Records with drawing code
┄┄┄┄┄┄┄┄┄┄
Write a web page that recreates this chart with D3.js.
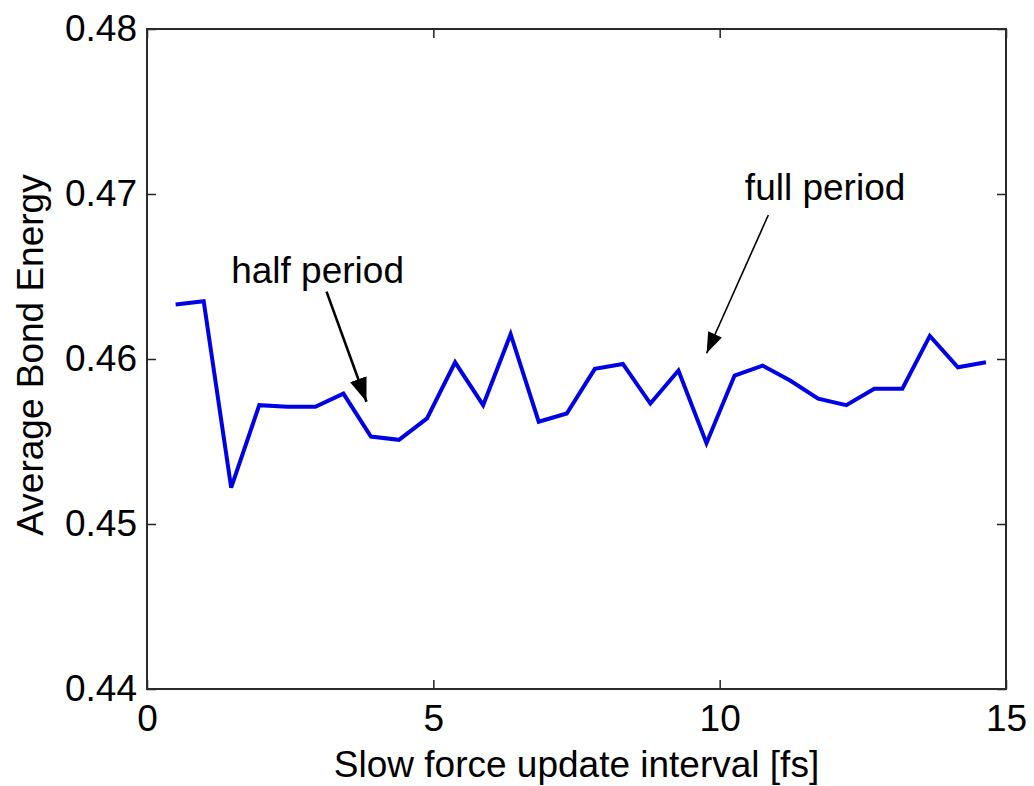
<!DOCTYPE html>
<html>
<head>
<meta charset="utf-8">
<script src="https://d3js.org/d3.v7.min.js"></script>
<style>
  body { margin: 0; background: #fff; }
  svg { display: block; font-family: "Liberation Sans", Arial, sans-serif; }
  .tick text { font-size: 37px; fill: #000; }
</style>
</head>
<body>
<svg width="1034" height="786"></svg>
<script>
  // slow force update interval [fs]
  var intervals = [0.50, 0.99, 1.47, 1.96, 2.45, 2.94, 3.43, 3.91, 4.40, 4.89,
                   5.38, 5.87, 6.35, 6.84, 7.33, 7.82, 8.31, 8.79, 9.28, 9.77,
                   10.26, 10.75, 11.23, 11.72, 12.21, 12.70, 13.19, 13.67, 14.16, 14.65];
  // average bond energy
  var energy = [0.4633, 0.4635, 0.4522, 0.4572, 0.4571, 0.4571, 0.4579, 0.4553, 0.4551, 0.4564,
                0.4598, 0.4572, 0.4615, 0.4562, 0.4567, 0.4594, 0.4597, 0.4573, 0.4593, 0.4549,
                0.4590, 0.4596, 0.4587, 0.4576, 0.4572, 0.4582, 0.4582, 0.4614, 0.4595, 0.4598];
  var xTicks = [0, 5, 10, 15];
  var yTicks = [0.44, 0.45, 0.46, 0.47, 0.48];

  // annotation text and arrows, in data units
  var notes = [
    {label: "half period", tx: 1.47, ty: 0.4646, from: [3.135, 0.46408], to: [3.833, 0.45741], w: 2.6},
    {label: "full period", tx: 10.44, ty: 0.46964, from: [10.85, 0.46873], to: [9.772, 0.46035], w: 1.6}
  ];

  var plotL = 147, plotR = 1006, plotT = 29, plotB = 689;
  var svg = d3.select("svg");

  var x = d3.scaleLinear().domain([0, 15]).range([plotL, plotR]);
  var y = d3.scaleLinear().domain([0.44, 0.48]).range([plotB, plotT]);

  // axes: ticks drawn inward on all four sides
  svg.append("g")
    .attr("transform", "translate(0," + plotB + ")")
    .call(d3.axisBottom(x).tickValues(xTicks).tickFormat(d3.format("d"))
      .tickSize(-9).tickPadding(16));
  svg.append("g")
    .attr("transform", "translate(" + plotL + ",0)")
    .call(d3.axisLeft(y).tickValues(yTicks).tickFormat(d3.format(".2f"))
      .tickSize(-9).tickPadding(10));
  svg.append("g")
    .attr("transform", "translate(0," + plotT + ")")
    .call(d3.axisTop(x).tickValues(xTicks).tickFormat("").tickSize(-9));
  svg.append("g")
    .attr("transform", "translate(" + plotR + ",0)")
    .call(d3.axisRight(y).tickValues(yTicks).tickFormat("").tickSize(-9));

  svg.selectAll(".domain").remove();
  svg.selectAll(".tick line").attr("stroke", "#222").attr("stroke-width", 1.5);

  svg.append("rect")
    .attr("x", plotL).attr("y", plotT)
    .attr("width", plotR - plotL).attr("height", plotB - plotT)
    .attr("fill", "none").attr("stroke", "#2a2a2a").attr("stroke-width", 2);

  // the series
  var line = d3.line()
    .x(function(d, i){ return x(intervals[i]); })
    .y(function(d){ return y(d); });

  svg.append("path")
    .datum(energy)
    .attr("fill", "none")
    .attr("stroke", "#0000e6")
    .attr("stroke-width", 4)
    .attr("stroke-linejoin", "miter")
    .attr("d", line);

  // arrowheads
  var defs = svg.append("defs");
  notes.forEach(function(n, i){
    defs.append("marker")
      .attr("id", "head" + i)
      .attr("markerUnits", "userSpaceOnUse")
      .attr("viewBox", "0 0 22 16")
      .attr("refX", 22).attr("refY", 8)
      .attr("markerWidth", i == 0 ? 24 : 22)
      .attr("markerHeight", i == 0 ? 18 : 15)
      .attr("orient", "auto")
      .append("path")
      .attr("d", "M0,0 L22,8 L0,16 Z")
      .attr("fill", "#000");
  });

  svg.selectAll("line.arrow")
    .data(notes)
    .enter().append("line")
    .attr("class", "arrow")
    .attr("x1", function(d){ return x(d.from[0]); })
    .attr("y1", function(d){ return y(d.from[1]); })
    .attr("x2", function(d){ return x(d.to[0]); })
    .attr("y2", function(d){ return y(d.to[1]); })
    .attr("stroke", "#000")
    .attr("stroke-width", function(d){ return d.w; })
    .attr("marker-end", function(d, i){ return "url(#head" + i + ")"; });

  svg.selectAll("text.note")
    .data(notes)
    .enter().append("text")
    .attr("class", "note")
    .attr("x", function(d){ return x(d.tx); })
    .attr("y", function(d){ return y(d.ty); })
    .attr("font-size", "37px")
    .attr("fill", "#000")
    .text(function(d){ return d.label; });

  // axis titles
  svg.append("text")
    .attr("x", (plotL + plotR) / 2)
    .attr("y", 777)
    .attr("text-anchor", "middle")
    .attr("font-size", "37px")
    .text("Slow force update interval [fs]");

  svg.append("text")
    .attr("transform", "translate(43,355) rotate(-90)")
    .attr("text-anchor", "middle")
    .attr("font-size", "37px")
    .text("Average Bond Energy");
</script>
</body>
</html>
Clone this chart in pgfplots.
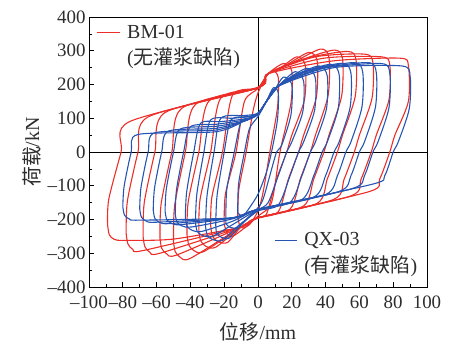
┄┄┄┄┄┄┄┄┄┄
▸ Task details
Omit pictures; set down the rest of the material word for word.

▸ Output for this exercise
Write a web page that recreates this chart with D3.js.
<!DOCTYPE html>
<html>
<head>
<meta charset="utf-8">
<script src="https://d3js.org/d3.v7.min.js"></script>
<style>
  body { margin: 0; background: #fff; }
  svg { display: block; font-family: "Liberation Sans", Arial, sans-serif; }
  .tick text { font-size: 37px; fill: #000; }
</style>
</head>
<body>
<svg width="1034" height="786"></svg>
<script>
  // slow force update interval [fs]
  var intervals = [0.50, 0.99, 1.47, 1.96, 2.45, 2.94, 3.43, 3.91, 4.40, 4.89,
                   5.38, 5.87, 6.35, 6.84, 7.33, 7.82, 8.31, 8.79, 9.28, 9.77,
                   10.26, 10.75, 11.23, 11.72, 12.21, 12.70, 13.19, 13.67, 14.16, 14.65];
  // average bond energy
  var energy = [0.4633, 0.4635, 0.4522, 0.4572, 0.4571, 0.4571, 0.4579, 0.4553, 0.4551, 0.4564,
                0.4598, 0.4572, 0.4615, 0.4562, 0.4567, 0.4594, 0.4597, 0.4573, 0.4593, 0.4549,
                0.4590, 0.4596, 0.4587, 0.4576, 0.4572, 0.4582, 0.4582, 0.4614, 0.4595, 0.4598];
  var xTicks = [0, 5, 10, 15];
  var yTicks = [0.44, 0.45, 0.46, 0.47, 0.48];

  // annotation text and arrows, in data units
  var notes = [
    {label: "half period", tx: 1.47, ty: 0.4646, from: [3.135, 0.46408], to: [3.833, 0.45741], w: 2.6},
    {label: "full period", tx: 10.44, ty: 0.46964, from: [10.85, 0.46873], to: [9.772, 0.46035], w: 1.6}
  ];

  var plotL = 147, plotR = 1006, plotT = 29, plotB = 689;
  var svg = d3.select("svg");

  var x = d3.scaleLinear().domain([0, 15]).range([plotL, plotR]);
  var y = d3.scaleLinear().domain([0.44, 0.48]).range([plotB, plotT]);

  // axes: ticks drawn inward on all four sides
  svg.append("g")
    .attr("transform", "translate(0," + plotB + ")")
    .call(d3.axisBottom(x).tickValues(xTicks).tickFormat(d3.format("d"))
      .tickSize(-9).tickPadding(16));
  svg.append("g")
    .attr("transform", "translate(" + plotL + ",0)")
    .call(d3.axisLeft(y).tickValues(yTicks).tickFormat(d3.format(".2f"))
      .tickSize(-9).tickPadding(10));
  svg.append("g")
    .attr("transform", "translate(0," + plotT + ")")
    .call(d3.axisTop(x).tickValues(xTicks).tickFormat("").tickSize(-9));
  svg.append("g")
    .attr("transform", "translate(" + plotR + ",0)")
    .call(d3.axisRight(y).tickValues(yTicks).tickFormat("").tickSize(-9));

  svg.selectAll(".domain").remove();
  svg.selectAll(".tick line").attr("stroke", "#222").attr("stroke-width", 1.5);

  svg.append("rect")
    .attr("x", plotL).attr("y", plotT)
    .attr("width", plotR - plotL).attr("height", plotB - plotT)
    .attr("fill", "none").attr("stroke", "#2a2a2a").attr("stroke-width", 2);

  // the series
  var line = d3.line()
    .x(function(d, i){ return x(intervals[i]); })
    .y(function(d){ return y(d); });

  svg.append("path")
    .datum(energy)
    .attr("fill", "none")
    .attr("stroke", "#0000e6")
    .attr("stroke-width", 4)
    .attr("stroke-linejoin", "miter")
    .attr("d", line);

  // arrowheads
  var defs = svg.append("defs");
  notes.forEach(function(n, i){
    defs.append("marker")
      .attr("id", "head" + i)
      .attr("markerUnits", "userSpaceOnUse")
      .attr("viewBox", "0 0 22 16")
      .attr("refX", 22).attr("refY", 8)
      .attr("markerWidth", i == 0 ? 24 : 22)
      .attr("markerHeight", i == 0 ? 18 : 15)
      .attr("orient", "auto")
      .append("path")
      .attr("d", "M0,0 L22,8 L0,16 Z")
      .attr("fill", "#000");
  });

  svg.selectAll("line.arrow")
    .data(notes)
    .enter().append("line")
    .attr("class", "arrow")
    .attr("x1", function(d){ return x(d.from[0]); })
    .attr("y1", function(d){ return y(d.from[1]); })
    .attr("x2", function(d){ return x(d.to[0]); })
    .attr("y2", function(d){ return y(d.to[1]); })
    .attr("stroke", "#000")
    .attr("stroke-width", function(d){ return d.w; })
    .attr("marker-end", function(d, i){ return "url(#head" + i + ")"; });

  svg.selectAll("text.note")
    .data(notes)
    .enter().append("text")
    .attr("class", "note")
    .attr("x", function(d){ return x(d.tx); })
    .attr("y", function(d){ return y(d.ty); })
    .attr("font-size", "37px")
    .attr("fill", "#000")
    .text(function(d){ return d.label; });

  // axis titles
  svg.append("text")
    .attr("x", (plotL + plotR) / 2)
    .attr("y", 777)
    .attr("text-anchor", "middle")
    .attr("font-size", "37px")
    .text("Slow force update interval [fs]");

  svg.append("text")
    .attr("transform", "translate(43,355) rotate(-90)")
    .attr("text-anchor", "middle")
    .attr("font-size", "37px")
    .text("Average Bond Energy");
</script>
</body>
</html>
Clone this chart in pgfplots.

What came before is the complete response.